**Provided material**
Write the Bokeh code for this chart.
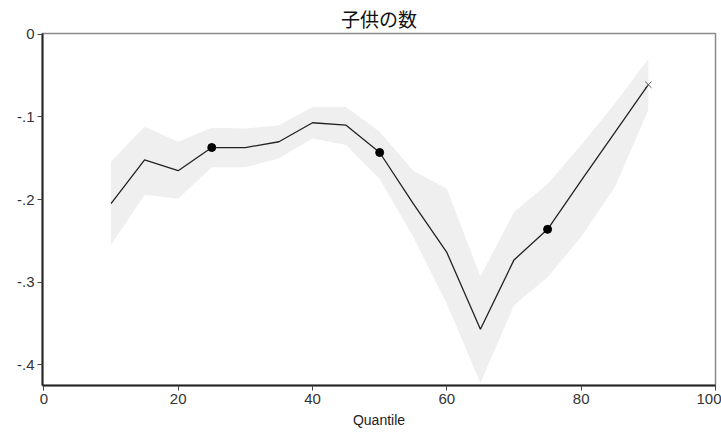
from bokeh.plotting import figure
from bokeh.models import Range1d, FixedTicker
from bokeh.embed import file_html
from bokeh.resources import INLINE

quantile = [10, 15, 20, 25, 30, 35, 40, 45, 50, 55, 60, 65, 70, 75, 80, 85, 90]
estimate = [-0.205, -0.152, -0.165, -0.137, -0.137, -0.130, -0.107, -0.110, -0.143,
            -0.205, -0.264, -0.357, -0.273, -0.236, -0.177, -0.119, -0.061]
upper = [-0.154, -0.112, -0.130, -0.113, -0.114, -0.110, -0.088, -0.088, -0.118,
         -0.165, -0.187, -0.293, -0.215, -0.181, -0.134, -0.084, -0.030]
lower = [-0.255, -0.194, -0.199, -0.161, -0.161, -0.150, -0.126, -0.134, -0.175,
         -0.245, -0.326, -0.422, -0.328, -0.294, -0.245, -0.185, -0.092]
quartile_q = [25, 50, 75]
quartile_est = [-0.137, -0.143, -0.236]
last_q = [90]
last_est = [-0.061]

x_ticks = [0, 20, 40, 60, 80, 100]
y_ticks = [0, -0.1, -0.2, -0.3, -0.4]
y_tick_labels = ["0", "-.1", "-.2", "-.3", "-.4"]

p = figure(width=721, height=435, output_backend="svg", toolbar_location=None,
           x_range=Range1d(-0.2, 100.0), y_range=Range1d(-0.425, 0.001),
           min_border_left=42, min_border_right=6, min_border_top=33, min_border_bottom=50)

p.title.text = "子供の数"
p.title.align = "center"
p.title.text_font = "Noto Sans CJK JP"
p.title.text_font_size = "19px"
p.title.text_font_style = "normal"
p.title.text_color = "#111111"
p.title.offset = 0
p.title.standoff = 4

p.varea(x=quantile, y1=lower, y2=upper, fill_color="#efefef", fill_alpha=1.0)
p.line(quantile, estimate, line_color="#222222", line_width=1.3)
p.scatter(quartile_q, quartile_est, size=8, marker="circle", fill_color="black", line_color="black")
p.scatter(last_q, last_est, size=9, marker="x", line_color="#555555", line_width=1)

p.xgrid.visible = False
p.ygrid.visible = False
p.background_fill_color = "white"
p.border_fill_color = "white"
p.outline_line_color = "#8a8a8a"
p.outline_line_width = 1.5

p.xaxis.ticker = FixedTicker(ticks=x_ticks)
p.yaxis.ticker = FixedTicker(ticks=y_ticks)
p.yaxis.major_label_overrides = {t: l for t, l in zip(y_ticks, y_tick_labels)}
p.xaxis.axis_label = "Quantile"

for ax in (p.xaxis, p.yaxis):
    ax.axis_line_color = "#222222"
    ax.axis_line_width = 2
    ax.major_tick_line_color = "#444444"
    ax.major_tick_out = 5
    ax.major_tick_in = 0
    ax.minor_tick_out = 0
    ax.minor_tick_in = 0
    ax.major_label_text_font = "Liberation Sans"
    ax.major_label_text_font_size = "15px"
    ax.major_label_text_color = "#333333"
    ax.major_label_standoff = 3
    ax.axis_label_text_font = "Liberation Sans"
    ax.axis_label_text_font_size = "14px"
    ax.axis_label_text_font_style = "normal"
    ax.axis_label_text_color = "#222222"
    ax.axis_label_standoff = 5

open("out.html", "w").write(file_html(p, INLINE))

**Instructions for the task**
Give again, word for word, every line from the top of the data above to the line holding "from bokeh.resources import INLINE", inclusive, with the pictures left out.

**Complete output**
Write the Bokeh code for this chart.
from bokeh.plotting import figure
from bokeh.models import Range1d, FixedTicker
from bokeh.embed import file_html
from bokeh.resources import INLINE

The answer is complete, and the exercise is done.